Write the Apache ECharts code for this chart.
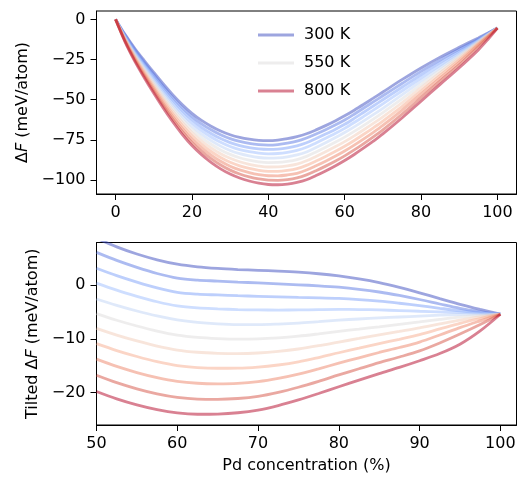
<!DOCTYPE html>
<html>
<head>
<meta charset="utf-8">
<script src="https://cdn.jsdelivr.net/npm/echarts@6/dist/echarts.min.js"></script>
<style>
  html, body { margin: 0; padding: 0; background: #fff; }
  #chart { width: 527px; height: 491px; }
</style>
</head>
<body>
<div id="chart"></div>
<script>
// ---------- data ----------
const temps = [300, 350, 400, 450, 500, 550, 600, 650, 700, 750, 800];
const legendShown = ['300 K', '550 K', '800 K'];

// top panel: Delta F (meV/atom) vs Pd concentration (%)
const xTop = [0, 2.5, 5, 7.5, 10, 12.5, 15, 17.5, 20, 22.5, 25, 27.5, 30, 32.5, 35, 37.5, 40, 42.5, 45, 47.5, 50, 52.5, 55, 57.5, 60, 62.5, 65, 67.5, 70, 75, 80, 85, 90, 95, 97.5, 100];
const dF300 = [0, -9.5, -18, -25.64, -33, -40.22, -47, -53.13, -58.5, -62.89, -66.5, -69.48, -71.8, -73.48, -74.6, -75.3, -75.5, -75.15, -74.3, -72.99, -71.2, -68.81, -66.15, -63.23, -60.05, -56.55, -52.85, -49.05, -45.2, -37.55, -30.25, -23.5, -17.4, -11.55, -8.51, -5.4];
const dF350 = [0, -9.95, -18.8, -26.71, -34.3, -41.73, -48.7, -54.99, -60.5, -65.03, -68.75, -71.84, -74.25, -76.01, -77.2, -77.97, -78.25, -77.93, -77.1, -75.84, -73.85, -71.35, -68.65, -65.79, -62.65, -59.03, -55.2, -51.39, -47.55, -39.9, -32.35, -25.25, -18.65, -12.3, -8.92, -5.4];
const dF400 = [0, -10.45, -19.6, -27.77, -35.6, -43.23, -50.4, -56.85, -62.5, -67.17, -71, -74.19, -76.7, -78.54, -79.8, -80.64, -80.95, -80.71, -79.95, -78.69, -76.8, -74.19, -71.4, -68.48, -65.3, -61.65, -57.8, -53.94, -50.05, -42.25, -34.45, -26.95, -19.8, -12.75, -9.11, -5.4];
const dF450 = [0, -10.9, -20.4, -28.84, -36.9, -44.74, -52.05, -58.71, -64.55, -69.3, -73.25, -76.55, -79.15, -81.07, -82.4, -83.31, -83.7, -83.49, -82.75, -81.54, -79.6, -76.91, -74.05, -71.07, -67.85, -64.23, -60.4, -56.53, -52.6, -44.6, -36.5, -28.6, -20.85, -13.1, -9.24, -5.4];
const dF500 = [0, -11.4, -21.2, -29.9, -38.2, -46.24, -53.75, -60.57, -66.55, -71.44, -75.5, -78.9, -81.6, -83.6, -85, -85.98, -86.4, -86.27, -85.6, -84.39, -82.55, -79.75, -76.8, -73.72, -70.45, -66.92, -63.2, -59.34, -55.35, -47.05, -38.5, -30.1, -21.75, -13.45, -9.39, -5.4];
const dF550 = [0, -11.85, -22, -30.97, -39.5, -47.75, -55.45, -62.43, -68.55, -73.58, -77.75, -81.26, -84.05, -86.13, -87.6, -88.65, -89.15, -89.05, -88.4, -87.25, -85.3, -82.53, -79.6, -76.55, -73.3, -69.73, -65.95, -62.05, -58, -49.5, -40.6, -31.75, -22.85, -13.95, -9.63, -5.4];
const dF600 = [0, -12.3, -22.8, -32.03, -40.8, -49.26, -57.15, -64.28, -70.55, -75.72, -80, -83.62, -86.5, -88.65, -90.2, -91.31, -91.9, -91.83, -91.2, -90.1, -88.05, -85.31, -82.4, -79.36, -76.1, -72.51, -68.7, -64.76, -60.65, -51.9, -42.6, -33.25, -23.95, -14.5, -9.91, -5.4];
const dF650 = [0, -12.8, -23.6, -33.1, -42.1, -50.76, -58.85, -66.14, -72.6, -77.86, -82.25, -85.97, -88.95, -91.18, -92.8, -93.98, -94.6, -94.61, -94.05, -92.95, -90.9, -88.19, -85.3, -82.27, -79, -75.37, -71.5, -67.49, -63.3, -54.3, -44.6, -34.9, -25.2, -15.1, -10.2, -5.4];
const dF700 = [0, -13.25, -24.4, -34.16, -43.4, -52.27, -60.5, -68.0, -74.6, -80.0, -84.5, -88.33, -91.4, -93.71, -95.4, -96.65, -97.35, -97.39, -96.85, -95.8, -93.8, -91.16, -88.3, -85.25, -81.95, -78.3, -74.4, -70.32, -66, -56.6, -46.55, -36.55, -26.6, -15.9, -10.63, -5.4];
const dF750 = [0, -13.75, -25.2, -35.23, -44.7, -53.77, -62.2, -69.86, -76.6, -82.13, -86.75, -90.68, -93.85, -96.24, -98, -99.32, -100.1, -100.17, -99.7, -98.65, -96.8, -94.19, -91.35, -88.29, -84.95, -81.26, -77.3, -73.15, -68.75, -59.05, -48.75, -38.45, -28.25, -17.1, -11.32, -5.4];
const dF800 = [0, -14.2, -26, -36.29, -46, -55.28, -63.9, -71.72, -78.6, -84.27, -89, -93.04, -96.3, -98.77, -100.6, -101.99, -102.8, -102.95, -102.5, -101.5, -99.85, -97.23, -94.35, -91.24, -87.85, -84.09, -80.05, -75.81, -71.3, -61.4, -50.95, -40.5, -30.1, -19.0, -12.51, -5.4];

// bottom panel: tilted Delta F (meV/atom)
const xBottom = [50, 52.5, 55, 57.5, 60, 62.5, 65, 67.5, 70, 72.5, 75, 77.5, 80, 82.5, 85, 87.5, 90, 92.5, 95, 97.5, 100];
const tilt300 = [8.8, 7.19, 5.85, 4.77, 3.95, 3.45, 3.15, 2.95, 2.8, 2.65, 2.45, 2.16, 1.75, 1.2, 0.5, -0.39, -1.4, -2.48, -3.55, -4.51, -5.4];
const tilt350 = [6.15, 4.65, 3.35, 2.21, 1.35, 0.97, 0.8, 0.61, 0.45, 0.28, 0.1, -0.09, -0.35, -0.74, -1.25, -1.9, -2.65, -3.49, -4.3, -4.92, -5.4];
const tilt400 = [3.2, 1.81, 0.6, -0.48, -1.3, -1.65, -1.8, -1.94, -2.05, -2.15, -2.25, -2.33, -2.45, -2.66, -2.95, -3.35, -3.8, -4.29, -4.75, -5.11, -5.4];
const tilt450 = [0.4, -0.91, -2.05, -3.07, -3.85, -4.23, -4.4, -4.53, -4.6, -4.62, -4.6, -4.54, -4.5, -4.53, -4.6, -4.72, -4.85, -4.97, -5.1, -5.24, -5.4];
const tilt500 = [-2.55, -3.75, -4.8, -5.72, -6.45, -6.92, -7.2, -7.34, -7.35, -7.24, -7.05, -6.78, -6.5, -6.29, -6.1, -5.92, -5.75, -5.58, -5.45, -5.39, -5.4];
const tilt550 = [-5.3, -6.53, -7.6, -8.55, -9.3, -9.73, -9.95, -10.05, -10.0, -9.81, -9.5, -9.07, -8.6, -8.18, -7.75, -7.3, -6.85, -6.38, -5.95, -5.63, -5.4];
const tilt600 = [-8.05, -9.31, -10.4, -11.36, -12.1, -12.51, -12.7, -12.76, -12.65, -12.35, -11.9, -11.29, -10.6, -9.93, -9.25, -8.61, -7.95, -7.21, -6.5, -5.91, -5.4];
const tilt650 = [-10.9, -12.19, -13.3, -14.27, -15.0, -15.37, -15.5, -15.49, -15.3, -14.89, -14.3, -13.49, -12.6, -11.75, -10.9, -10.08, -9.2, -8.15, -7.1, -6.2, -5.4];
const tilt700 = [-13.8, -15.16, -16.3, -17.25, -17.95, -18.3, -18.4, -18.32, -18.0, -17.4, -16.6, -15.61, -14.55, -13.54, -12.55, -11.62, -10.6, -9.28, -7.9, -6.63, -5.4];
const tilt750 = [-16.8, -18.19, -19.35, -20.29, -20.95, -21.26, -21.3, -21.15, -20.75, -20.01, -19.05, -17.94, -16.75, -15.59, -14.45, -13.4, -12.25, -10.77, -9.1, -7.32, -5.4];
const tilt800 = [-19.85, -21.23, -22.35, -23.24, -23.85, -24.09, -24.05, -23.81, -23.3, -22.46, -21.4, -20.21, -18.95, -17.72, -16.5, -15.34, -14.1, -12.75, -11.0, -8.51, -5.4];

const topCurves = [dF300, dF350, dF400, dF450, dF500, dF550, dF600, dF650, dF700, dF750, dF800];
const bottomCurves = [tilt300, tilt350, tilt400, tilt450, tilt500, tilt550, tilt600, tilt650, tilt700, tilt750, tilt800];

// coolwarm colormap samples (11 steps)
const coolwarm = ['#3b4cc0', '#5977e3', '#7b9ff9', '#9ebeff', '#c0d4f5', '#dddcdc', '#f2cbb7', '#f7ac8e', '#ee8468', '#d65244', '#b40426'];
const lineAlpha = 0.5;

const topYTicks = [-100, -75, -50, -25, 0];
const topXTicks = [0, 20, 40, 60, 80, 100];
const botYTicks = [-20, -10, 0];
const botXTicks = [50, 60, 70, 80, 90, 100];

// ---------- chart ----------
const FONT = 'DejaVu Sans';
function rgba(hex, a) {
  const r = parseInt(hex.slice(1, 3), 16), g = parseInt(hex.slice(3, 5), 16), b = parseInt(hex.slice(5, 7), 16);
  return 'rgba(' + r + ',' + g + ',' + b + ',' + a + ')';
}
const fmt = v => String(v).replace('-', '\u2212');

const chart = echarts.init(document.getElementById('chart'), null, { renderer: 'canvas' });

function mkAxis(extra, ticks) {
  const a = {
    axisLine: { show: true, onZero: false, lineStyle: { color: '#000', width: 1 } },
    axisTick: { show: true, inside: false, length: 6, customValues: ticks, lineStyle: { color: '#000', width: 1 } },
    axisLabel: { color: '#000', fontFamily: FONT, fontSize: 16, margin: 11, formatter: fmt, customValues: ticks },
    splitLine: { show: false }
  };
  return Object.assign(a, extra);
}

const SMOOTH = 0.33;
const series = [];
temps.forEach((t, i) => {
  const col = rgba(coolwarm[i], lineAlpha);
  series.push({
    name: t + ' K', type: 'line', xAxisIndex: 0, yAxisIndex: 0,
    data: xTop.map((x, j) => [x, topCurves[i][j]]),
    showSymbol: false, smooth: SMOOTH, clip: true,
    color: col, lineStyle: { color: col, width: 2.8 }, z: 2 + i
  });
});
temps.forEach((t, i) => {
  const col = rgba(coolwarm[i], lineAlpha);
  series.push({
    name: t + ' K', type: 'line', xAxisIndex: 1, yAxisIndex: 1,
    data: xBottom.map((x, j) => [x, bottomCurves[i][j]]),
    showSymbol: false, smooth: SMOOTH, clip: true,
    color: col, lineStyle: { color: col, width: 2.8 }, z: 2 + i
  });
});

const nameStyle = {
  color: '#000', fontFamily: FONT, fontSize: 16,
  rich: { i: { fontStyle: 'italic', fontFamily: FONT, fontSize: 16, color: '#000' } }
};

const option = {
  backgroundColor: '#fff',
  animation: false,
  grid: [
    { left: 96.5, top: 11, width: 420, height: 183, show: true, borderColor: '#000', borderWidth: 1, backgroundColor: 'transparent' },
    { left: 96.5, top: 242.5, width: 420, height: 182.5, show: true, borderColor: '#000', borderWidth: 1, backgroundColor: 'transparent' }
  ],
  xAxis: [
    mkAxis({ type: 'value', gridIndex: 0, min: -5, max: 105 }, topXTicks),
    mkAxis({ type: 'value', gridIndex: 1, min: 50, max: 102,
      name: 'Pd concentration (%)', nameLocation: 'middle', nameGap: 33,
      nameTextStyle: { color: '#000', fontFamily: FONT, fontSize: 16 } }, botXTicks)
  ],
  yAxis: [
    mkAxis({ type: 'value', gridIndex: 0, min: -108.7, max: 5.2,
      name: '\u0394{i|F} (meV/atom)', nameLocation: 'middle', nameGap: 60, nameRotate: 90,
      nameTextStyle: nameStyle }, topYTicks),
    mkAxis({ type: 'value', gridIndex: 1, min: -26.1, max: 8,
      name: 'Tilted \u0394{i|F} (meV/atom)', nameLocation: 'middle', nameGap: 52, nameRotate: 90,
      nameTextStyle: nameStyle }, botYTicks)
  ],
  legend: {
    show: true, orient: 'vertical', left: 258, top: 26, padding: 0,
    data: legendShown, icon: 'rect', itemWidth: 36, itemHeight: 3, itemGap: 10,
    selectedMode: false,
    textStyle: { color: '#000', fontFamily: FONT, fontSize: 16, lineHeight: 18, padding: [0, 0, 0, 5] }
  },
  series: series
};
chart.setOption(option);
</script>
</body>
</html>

§ Task description: Write out, word for word, the lines from the start of the data through the one holding "const legendShown = ['300". Omit pictures.

§ Response to the exercise:
Write the Apache ECharts code for this chart.
<!DOCTYPE html>
<html>
<head>
<meta charset="utf-8">
<script src="https://cdn.jsdelivr.net/npm/echarts@6/dist/echarts.min.js"></script>
<style>
  html, body { margin: 0; padding: 0; background: #fff; }
  #chart { width: 527px; height: 491px; }
</style>
</head>
<body>
<div id="chart"></div>
<script>
// ---------- data ----------
const temps = [300, 350, 400, 450, 500, 550, 600, 650, 700, 750, 800];
const legendShown = ['300 K', '550 K', '800 K'];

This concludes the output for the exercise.